Business

Number of U.S. job openings hit 14-year high in January

Job openings climbed in January, pointing to sustained gains in the U.S. labor market after the best year of hiring since 1999.

The number of positions waiting to be filled in the U.S. rose by 121,000 to 5 million in January, the highest level in 14 years, from a revised 4.88 million the prior month, the Labor Department reported today in Washington. The rate of hiring cooled, while the number of Americans quitting their jobs increased.

A steady rise in job listings is reinforcing signs of labor-market strength, as payroll advances have helped bring the unemployment rate down to its lowest level in almost seven years. At the same time, limited wage growth and lingering evidence of job-market slack have allowed Federal Reserve policy makers to be deliberate in considering their first interest-rate increase since 2006.

“The labor market is getting tighter and tighter,” said Stan Shipley, an economist at Evercore ISI in New York, who projected 5.03 million openings. “You’re seeing it in the unemployment rate going down and the job openings going up. It’s harder and harder to find people qualified to fill positions.”

The median forecast in a Bloomberg survey called for 5.05 million openings in January after a previously reported 5.03 million a month earlier. The Labor Department’s report reflected annual revisions to seasonally adjusted figures dating back to January 2010.

Stocks fell, wiping out gains for the year, as the dollar strengthened to near a 12-year high versus the euro on speculation the Fed is moving closer to raising rates. The Standard & Poor’s 500 Index declined 1.2 percent to 2,054.87 at 10:33 a.m. in New York.

The Job Openings and Labor Turnover Survey, or JOLTS, adds context to monthly payrolls figures by measuring dynamics such as resignations, help-wanted ads and the pace of hiring. Although it lags the Labor Department’s other jobs data by a month, Fed Chair Janet Yellen follows the report as a measure of labor-market tightness and worker confidence.

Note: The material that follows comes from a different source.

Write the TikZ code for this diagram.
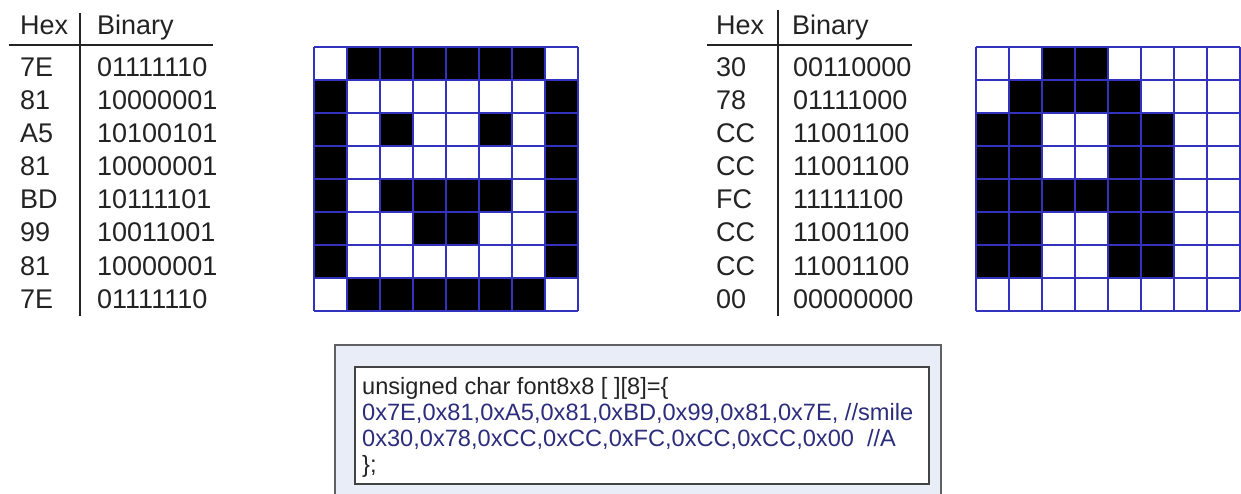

Some 2.8 million people quit their jobs in January, up from 2.72 million a month earlier, today’s report showed. The quits rate rose to a three-month high of 2 percent in January from 1.9 percent.

The hiring rate – the number of people who got new jobs divided by the number who worked or were paid – dropped to 3.5 percent in January from 3.7 percent a month earlier. Hires fell to 5 million from 5.24 million, according to today’s figures.